Both are noted artists. Both are collaborating on the same project. And both have made Experimental Printmaking Institute (EPI) their home for the next 48 hours to work on an edition of broadsides.
That’s how long poet Sharon Olds and printmaker Sam Messer will strive to reach a final trial proof—something ready to pull.
The work of pulling final prints belongs to Pedro Barbeito, assistant professor of art and director of EPI, and his team.
Barbeito also pulled this project together, asking Pulitzer Prize winner Olds to contribute the words and Guggenheim fellow Messer to supply the images.
Through the 48-hour process, they will create a triptych of 36-by-24 prints that combine the poem with a screenprint and etched copper plates. The final prints will be for sale to help support future residency projects at EPI.
While time together to create such dramatic final art seems compressed, they have been talking about it for a while.
“Sam came over,” Olds says. “I was working on my next book, and the poem ‘Meeting a Stranger’ had been a favorite of mine. The poem seemed general enough, not merely personal, but a good collaboration poem.”
The poem outlines an encounter between Olds and an African American hotel worker.
“I’m an old-fashioned storyteller poet,” says Olds. “For a long time, I wouldn’t say if my work was autobiographical or not. I didn’t want to be judged or classified. Instead, I wanted to talk about my work as art—the line, image, and technique. I had taken a vow not to talk about my family or work in order to protect them. People wanted to know if my poems were about me, maybe because I write intimately as a woman.”
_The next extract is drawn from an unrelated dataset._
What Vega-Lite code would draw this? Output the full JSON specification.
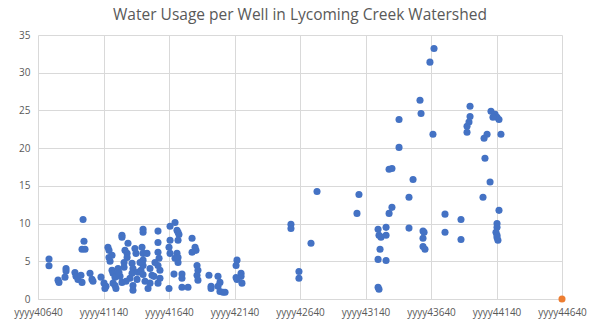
{
  "$schema": "https://vega.github.io/schema/vega-lite/v6.json",
  "width": 524,
  "height": 264,
  "autosize": {"type": "none"},
  "padding": {"left": 38, "right": 38, "top": 35, "bottom": 33},
  "background": "white",
  "title": {"text": "Water Usage per Well in Lycoming Creek Watershed", "font": "Open Sans", "fontSize": 15.5, "fontWeight": "normal", "color": "#595959", "anchor": "middle", "offset": 7},
  "config": {
    "view": {"stroke": null},
    "axis": {"labelFont": "Open Sans", "labelFontSize": 10, "labelColor": "#595959", "gridColor": "#d9d9d9", "gridWidth": 1, "ticks": false, "title": null}
  },
  "data": {"values": [
    {"x": 40724, "y": 5.3, "s": "a"}, {"x": 40724, "y": 4.4, "s": "a"}, {"x": 40793, "y": 2.5, "s": "a"}, {"x": 40800, "y": 2.2, "s": "a"},
    {"x": 40854, "y": 4.05, "s": "a"}, {"x": 40854, "y": 3.7, "s": "a"}, {"x": 40846, "y": 2.9, "s": "a"},
    {"x": 40922, "y": 3.5, "s": "a"}, {"x": 40930, "y": 3.0, "s": "a"}, {"x": 40945, "y": 2.6, "s": "a"},
    {"x": 40968, "y": 3.15, "s": "a"}, {"x": 40976, "y": 2.2, "s": "a"}, {"x": 40984, "y": 10.55, "s": "a"},
    {"x": 40991, "y": 7.65, "s": "a"}, {"x": 40976, "y": 6.6, "s": "a"}, {"x": 40999, "y": 6.6, "s": "a"},
    {"x": 41037, "y": 3.4, "s": "a"}, {"x": 41052, "y": 2.6, "s": "a"}, {"x": 41060, "y": 2.35, "s": "a"},
    {"x": 41121, "y": 2.9, "s": "a"}, {"x": 41144, "y": 2.1, "s": "a"}, {"x": 41159, "y": 1.7, "s": "a"}, {"x": 41151, "y": 1.4, "s": "a"},
    {"x": 41174, "y": 6.85, "s": "a"}, {"x": 41182, "y": 6.45, "s": "a"}, {"x": 41182, "y": 5.5, "s": "a"}, {"x": 41190, "y": 5.0, "s": "a"},
    {"x": 41205, "y": 3.8, "s": "a"}, {"x": 41213, "y": 3.4, "s": "a"}, {"x": 41228, "y": 2.9, "s": "a"}, {"x": 41213, "y": 2.1, "s": "a"},
    {"x": 41228, "y": 1.8, "s": "a"}, {"x": 41235, "y": 1.4, "s": "a"}, {"x": 41251, "y": 4.05, "s": "a"}, {"x": 41266, "y": 3.0, "s": "a"},
    {"x": 41281, "y": 2.2, "s": "a"}, {"x": 41281, "y": 8.45, "s": "a"}, {"x": 41281, "y": 8.2, "s": "a"}, {"x": 41297, "y": 4.85, "s": "a"},
    {"x": 41297, "y": 4.2, "s": "a"}, {"x": 41304, "y": 6.45, "s": "a"}, {"x": 41320, "y": 6.05, "s": "a"}, {"x": 41327, "y": 7.4, "s": "a"},
    {"x": 41342, "y": 2.75, "s": "a"}, {"x": 41365, "y": 1.8, "s": "a"}, {"x": 41365, "y": 1.15, "s": "a"}, {"x": 41358, "y": 4.75, "s": "a"},
    {"x": 41365, "y": 4.05, "s": "a"}, {"x": 41358, "y": 3.4, "s": "a"}, {"x": 41380, "y": 6.7, "s": "a"}, {"x": 41388, "y": 6.05, "s": "a"},
    {"x": 41403, "y": 3.55, "s": "a"}, {"x": 41426, "y": 3.8, "s": "a"}, {"x": 41442, "y": 3.25, "s": "a"}, {"x": 41434, "y": 6.85, "s": "a"},
    {"x": 41442, "y": 6.05, "s": "a"}, {"x": 41442, "y": 5.15, "s": "a"}, {"x": 41442, "y": 4.45, "s": "a"}, {"x": 41442, "y": 9.25, "s": "a"},
    {"x": 41442, "y": 8.85, "s": "a"}, {"x": 41472, "y": 6.05, "s": "a"}, {"x": 41495, "y": 4.05, "s": "a"}, {"x": 41510, "y": 3.15, "s": "a"},
    {"x": 41495, "y": 2.1, "s": "a"}, {"x": 41480, "y": 1.4, "s": "a"}, {"x": 41556, "y": 9.0, "s": "a"}, {"x": 41556, "y": 7.5, "s": "a"},
    {"x": 41556, "y": 6.2, "s": "a"}, {"x": 41564, "y": 5.4, "s": "a"}, {"x": 41556, "y": 4.45, "s": "a"}, {"x": 41571, "y": 3.8, "s": "a"},
    {"x": 41571, "y": 2.75, "s": "a"}, {"x": 41556, "y": 2.1, "s": "a"},
    {"x": 41320, "y": 5.5, "s": "a"}, {"x": 41419, "y": 4.85, "s": "a"}, {"x": 41258, "y": 3.5, "s": "a"}, {"x": 41312, "y": 2.35, "s": "a"},
    {"x": 41396, "y": 2.6, "s": "a"}, {"x": 41457, "y": 2.35, "s": "a"}, {"x": 41525, "y": 3.0, "s": "a"}, {"x": 41533, "y": 4.85, "s": "a"},
    {"x": 41205, "y": 5.8, "s": "a"},
    {"x": 41640, "y": 1.4, "s": "a"}, {"x": 41648, "y": 9.65, "s": "a"}, {"x": 41686, "y": 10.15, "s": "a"}, {"x": 41701, "y": 9.1, "s": "a"},
    {"x": 41709, "y": 8.85, "s": "a"}, {"x": 41716, "y": 8.55, "s": "a"}, {"x": 41648, "y": 7.8, "s": "a"}, {"x": 41640, "y": 6.85, "s": "a"},
    {"x": 41648, "y": 6.05, "s": "a"}, {"x": 41709, "y": 7.8, "s": "a"}, {"x": 41701, "y": 6.05, "s": "a"}, {"x": 41709, "y": 5.5, "s": "a"},
    {"x": 41709, "y": 4.85, "s": "a"}, {"x": 41686, "y": 5.4, "s": "a"}, {"x": 41678, "y": 3.3, "s": "a"}, {"x": 41739, "y": 3.3, "s": "a"},
    {"x": 41739, "y": 2.75, "s": "a"}, {"x": 41739, "y": 1.55, "s": "a"}, {"x": 41785, "y": 1.55, "s": "a"}, {"x": 41816, "y": 8.05, "s": "a"},
    {"x": 41839, "y": 6.85, "s": "a"}, {"x": 41846, "y": 6.45, "s": "a"}, {"x": 41816, "y": 6.2, "s": "a"}, {"x": 41854, "y": 4.45, "s": "a"},
    {"x": 41861, "y": 3.8, "s": "a"}, {"x": 41854, "y": 3.15, "s": "a"}, {"x": 41861, "y": 2.5, "s": "a"}, {"x": 41945, "y": 3.15, "s": "a"},
    {"x": 41961, "y": 1.7, "s": "a"}, {"x": 41961, "y": 1.4, "s": "a"}, {"x": 42014, "y": 3.0, "s": "a"}, {"x": 42029, "y": 2.2, "s": "a"},
    {"x": 42014, "y": 1.7, "s": "a"}, {"x": 42029, "y": 1.0, "s": "a"}, {"x": 42052, "y": 0.9, "s": "a"}, {"x": 42068, "y": 0.9, "s": "a"},
    {"x": 42159, "y": 5.15, "s": "a"}, {"x": 42152, "y": 4.45, "s": "a"}, {"x": 42190, "y": 3.4, "s": "a"}, {"x": 42190, "y": 3.0, "s": "a"},
    {"x": 42152, "y": 2.85, "s": "a"}, {"x": 42159, "y": 2.6, "s": "a"}, {"x": 42197, "y": 2.1, "s": "a"},
    {"x": 42571, "y": 9.9, "s": "a"}, {"x": 42571, "y": 9.35, "s": "a"}, {"x": 42632, "y": 3.65, "s": "a"}, {"x": 42632, "y": 2.75, "s": "a"},
    {"x": 42724, "y": 7.4, "s": "a"}, {"x": 42770, "y": 14.25, "s": "a"}, {"x": 43090, "y": 13.85, "s": "a"}, {"x": 43075, "y": 11.35, "s": "a"},
    {"x": 43236, "y": 9.25, "s": "a"}, {"x": 43243, "y": 8.45, "s": "a"}, {"x": 43258, "y": 8.2, "s": "a"}, {"x": 43297, "y": 9.5, "s": "a"},
    {"x": 43297, "y": 8.45, "s": "a"}, {"x": 43251, "y": 6.6, "s": "a"}, {"x": 43236, "y": 5.25, "s": "a"}, {"x": 43297, "y": 5.1, "s": "a"},
    {"x": 43236, "y": 1.55, "s": "a"}, {"x": 43243, "y": 1.3, "s": "a"}, {"x": 43320, "y": 17.2, "s": "a"}, {"x": 43342, "y": 17.3, "s": "a"},
    {"x": 43342, "y": 12.15, "s": "a"}, {"x": 43320, "y": 11.35, "s": "a"}, {"x": 43503, "y": 15.85, "s": "a"}, {"x": 43472, "y": 13.5, "s": "a"},
    {"x": 43472, "y": 9.4, "s": "a"}, {"x": 43396, "y": 23.8, "s": "a"}, {"x": 43396, "y": 20.1, "s": "a"}, {"x": 43556, "y": 26.35, "s": "a"},
    {"x": 43564, "y": 24.6, "s": "a"}, {"x": 43632, "y": 31.4, "s": "a"}, {"x": 43663, "y": 33.2, "s": "a"}, {"x": 43655, "y": 21.85, "s": "a"},
    {"x": 43579, "y": 9.0, "s": "a"}, {"x": 43587, "y": 8.85, "s": "a"}, {"x": 43579, "y": 8.05, "s": "a"}, {"x": 43579, "y": 6.95, "s": "a"},
    {"x": 43594, "y": 6.6, "s": "a"}, {"x": 43747, "y": 11.25, "s": "a"}, {"x": 43747, "y": 8.85, "s": "a"}, {"x": 43869, "y": 10.55, "s": "a"},
    {"x": 43869, "y": 7.9, "s": "a"}, {"x": 43938, "y": 25.55, "s": "a"}, {"x": 43938, "y": 24.2, "s": "a"}, {"x": 43930, "y": 23.45, "s": "a"},
    {"x": 43915, "y": 22.9, "s": "a"}, {"x": 43915, "y": 22.1, "s": "a"}, {"x": 44098, "y": 24.9, "s": "a"}, {"x": 44129, "y": 24.5, "s": "a"},
    {"x": 44144, "y": 24.1, "s": "a"}, {"x": 44159, "y": 23.8, "s": "a"}, {"x": 44113, "y": 24.1, "s": "a"}, {"x": 44174, "y": 21.85, "s": "a"},
    {"x": 44068, "y": 21.85, "s": "a"}, {"x": 44045, "y": 21.3, "s": "a"}, {"x": 44052, "y": 18.65, "s": "a"}, {"x": 44091, "y": 15.5, "s": "a"},
    {"x": 44037, "y": 13.5, "s": "a"}, {"x": 44159, "y": 11.75, "s": "a"}, {"x": 44144, "y": 10.0, "s": "a"}, {"x": 44144, "y": 9.5, "s": "a"},
    {"x": 44136, "y": 8.85, "s": "a"}, {"x": 44144, "y": 8.45, "s": "a"}, {"x": 44144, "y": 8.15, "s": "a"}, {"x": 44151, "y": 7.8, "s": "a"},
    {"x": 44640, "y": 0, "s": "b"}
  ]},
  "mark": {"type": "circle", "size": 50, "opacity": 1},
  "encoding": {
    "x": {"field": "x", "type": "quantitative", "scale": {"domain": [40640, 44640], "nice": false, "zero": false},
      "axis": {"values": [40640, 41140, 41640, 42140, 42640, 43140, 43640, 44140, 44640], "labelExpr": "'yyyy' + datum.value", "labelPadding": 8, "domainColor": "#d9d9d9", "labelFlush": false}},
    "y": {"field": "y", "type": "quantitative", "scale": {"domain": [0, 35], "nice": false},
      "axis": {"values": [0, 5, 10, 15, 20, 25, 30, 35], "domain": false, "labelPadding": 8}},
    "color": {"field": "s", "type": "nominal", "scale": {"domain": ["a", "b"], "range": ["#4472C4", "#ED7D31"]}, "legend": null}
  }
}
Messer remembers hearing this poem.
“She was reading so many amazing poems,” he says. “There was one called ‘Eight Moons’ I liked, but it was already so visual. I thought it would be too hard to do anything with it other than just illustrate, which I wasn’t interested in. When I heard ‘Meeting a Stranger,’ it was so profound and timely, just perfect for the moment. I knew I could make a poetic print from it—it was so layered, just like printmaking.”
Messer is etching two 26-by-26 copper plates—the seam between the two halves feels like that awkward yet charged moment between the two strangers in the poem. As he rubs the plate in the acid bath shadowy marks appear on the print in layers of color.
He also plans to place medallions in each corner of the print, harkening back to old maps. He wants viewers to consider how we move around in the world.
Across the room, artist MaryAnn Miller has inked the typeface and turned the crank of the letterpress. She then walks over with another draft of the poem. Olds pins it to the bulletin board along with the screenprint.
The poem appears to be written in two halves—split down the middle.
“The physical look of the poem on the page is important to me,” says Olds. “There are no stanzas anymore in my work. I want it jagged, like jazz, not as obedient. I remember as a 15-year-old when I discovered Fats Domino, Emily Dickinson, and Walt Whitman. It blew my mind.”
When Olds reads it, they discover errors. Miller circles typos—capitals, letters transposed, letters upside down—that she will then go back to fix.
Messer turns to Olds before returning to the acid bath. “I don’t get this opportunity too often,” he says. “An amazing poem like this means I have to work harder.”
Olds, almost mumbling to herself, says, “Doubt is part of the process—one stranger meeting another, one art form meeting another—if what we will make here will be of use.”
Like any chance encounter that relies on discovery, serendipity, questions, talking, and craft, there is a moment of fumbling until falling brilliantly into rhythm.
This room is filled with rhythm and rhyme—internal rhyme, just as Olds would want it.